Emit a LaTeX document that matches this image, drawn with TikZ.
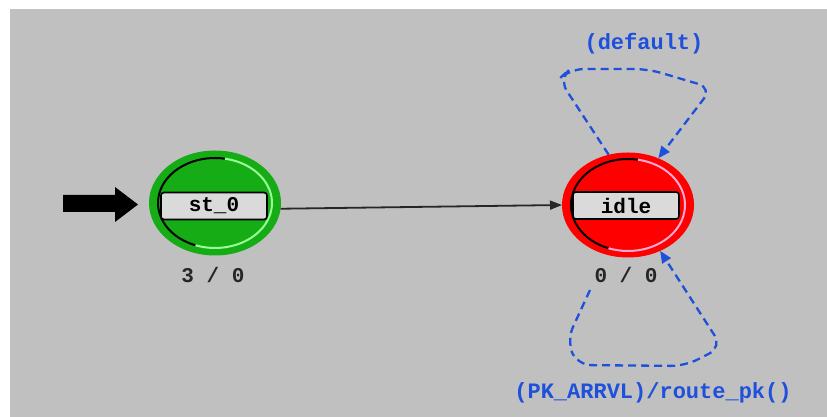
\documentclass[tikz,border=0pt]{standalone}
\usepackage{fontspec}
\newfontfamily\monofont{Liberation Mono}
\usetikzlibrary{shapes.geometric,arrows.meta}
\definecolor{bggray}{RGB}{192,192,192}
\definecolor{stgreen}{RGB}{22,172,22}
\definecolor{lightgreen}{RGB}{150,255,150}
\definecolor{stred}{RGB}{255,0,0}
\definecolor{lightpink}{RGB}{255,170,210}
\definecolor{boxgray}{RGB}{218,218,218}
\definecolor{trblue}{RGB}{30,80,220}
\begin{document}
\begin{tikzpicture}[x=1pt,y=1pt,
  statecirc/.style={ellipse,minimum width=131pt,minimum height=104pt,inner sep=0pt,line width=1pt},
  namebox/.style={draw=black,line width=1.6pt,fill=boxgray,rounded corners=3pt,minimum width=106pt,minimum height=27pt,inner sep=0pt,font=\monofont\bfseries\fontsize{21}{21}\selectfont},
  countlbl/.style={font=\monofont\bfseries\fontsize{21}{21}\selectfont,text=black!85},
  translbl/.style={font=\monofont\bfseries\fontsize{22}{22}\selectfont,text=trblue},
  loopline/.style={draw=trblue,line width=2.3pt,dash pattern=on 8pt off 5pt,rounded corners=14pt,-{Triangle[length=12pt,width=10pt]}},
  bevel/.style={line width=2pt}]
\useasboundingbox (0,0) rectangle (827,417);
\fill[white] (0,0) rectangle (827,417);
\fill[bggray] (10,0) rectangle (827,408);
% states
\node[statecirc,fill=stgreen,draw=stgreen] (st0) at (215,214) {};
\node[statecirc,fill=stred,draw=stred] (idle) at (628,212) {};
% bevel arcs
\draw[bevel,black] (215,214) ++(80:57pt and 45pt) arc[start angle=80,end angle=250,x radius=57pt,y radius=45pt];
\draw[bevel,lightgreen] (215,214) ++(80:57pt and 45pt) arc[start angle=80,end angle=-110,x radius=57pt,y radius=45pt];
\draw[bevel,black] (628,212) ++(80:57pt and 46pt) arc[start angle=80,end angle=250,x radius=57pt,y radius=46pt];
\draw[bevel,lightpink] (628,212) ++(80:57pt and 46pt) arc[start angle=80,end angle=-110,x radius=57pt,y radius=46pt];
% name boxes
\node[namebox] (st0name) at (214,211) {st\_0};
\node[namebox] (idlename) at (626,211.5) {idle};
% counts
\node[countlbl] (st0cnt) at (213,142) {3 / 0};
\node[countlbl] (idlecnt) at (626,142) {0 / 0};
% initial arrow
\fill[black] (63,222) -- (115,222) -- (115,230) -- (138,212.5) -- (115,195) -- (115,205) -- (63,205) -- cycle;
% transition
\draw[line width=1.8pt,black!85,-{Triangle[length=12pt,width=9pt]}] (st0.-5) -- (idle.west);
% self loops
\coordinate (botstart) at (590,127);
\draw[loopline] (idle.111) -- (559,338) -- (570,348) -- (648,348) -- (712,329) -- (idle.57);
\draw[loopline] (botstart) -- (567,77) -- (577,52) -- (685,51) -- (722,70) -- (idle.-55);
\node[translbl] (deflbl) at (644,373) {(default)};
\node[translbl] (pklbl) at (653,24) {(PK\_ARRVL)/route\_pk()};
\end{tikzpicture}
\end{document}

Problem to solve.
Keep the pictures out of the copy and return the rest of the data above exactly.

The completed task.
Emit a LaTeX document that matches this image, drawn with TikZ.
\documentclass[tikz,border=0pt]{standalone}
\usepackage{fontspec}
\newfontfamily\monofont{Liberation Mono}
\usetikzlibrary{shapes.geometric,arrows.meta}
\definecolor{bggray}{RGB}{192,192,192}
\definecolor{stgreen}{RGB}{22,172,22}
\definecolor{lightgreen}{RGB}{150,255,150}
\definecolor{stred}{RGB}{255,0,0}
\definecolor{lightpink}{RGB}{255,170,210}
\definecolor{boxgray}{RGB}{218,218,218}
\definecolor{trblue}{RGB}{30,80,220}
\begin{document}
\begin{tikzpicture}[x=1pt,y=1pt,
  statecirc/.style={ellipse,minimum width=131pt,minimum height=104pt,inner sep=0pt,line width=1pt},
  namebox/.style={draw=black,line width=1.6pt,fill=boxgray,rounded corners=3pt,minimum width=106pt,minimum height=27pt,inner sep=0pt,font=\monofont\bfseries\fontsize{21}{21}\selectfont},
  countlbl/.style={font=\monofont\bfseries\fontsize{21}{21}\selectfont,text=black!85},
  translbl/.style={font=\monofont\bfseries\fontsize{22}{22}\selectfont,text=trblue},
  loopline/.style={draw=trblue,line width=2.3pt,dash pattern=on 8pt off 5pt,rounded corners=14pt,-{Triangle[length=12pt,width=10pt]}},
  bevel/.style={line width=2pt}]
\useasboundingbox (0,0) rectangle (827,417);
\fill[white] (0,0) rectangle (827,417);
\fill[bggray] (10,0) rectangle (827,408);
% states
\node[statecirc,fill=stgreen,draw=stgreen] (st0) at (215,214) {};
\node[statecirc,fill=stred,draw=stred] (idle) at (628,212) {};
% bevel arcs
\draw[bevel,black] (215,214) ++(80:57pt and 45pt) arc[start angle=80,end angle=250,x radius=57pt,y radius=45pt];
\draw[bevel,lightgreen] (215,214) ++(80:57pt and 45pt) arc[start angle=80,end angle=-110,x radius=57pt,y radius=45pt];
\draw[bevel,black] (628,212) ++(80:57pt and 46pt) arc[start angle=80,end angle=250,x radius=57pt,y radius=46pt];
\draw[bevel,lightpink] (628,212) ++(80:57pt and 46pt) arc[start angle=80,end angle=-110,x radius=57pt,y radius=46pt];
% name boxes
\node[namebox] (st0name) at (214,211) {st\_0};
\node[namebox] (idlename) at (626,211.5) {idle};
% counts
\node[countlbl] (st0cnt) at (213,142) {3 / 0};
\node[countlbl] (idlecnt) at (626,142) {0 / 0};
% initial arrow
\fill[black] (63,222) -- (115,222) -- (115,230) -- (138,212.5) -- (115,195) -- (115,205) -- (63,205) -- cycle;
% transition
\draw[line width=1.8pt,black!85,-{Triangle[length=12pt,width=9pt]}] (st0.-5) -- (idle.west);
% self loops
\coordinate (botstart) at (590,127);
\draw[loopline] (idle.111) -- (559,338) -- (570,348) -- (648,348) -- (712,329) -- (idle.57);
\draw[loopline] (botstart) -- (567,77) -- (577,52) -- (685,51) -- (722,70) -- (idle.-55);
\node[translbl] (deflbl) at (644,373) {(default)};
\node[translbl] (pklbl) at (653,24) {(PK\_ARRVL)/route\_pk()};
\end{tikzpicture}
\end{document}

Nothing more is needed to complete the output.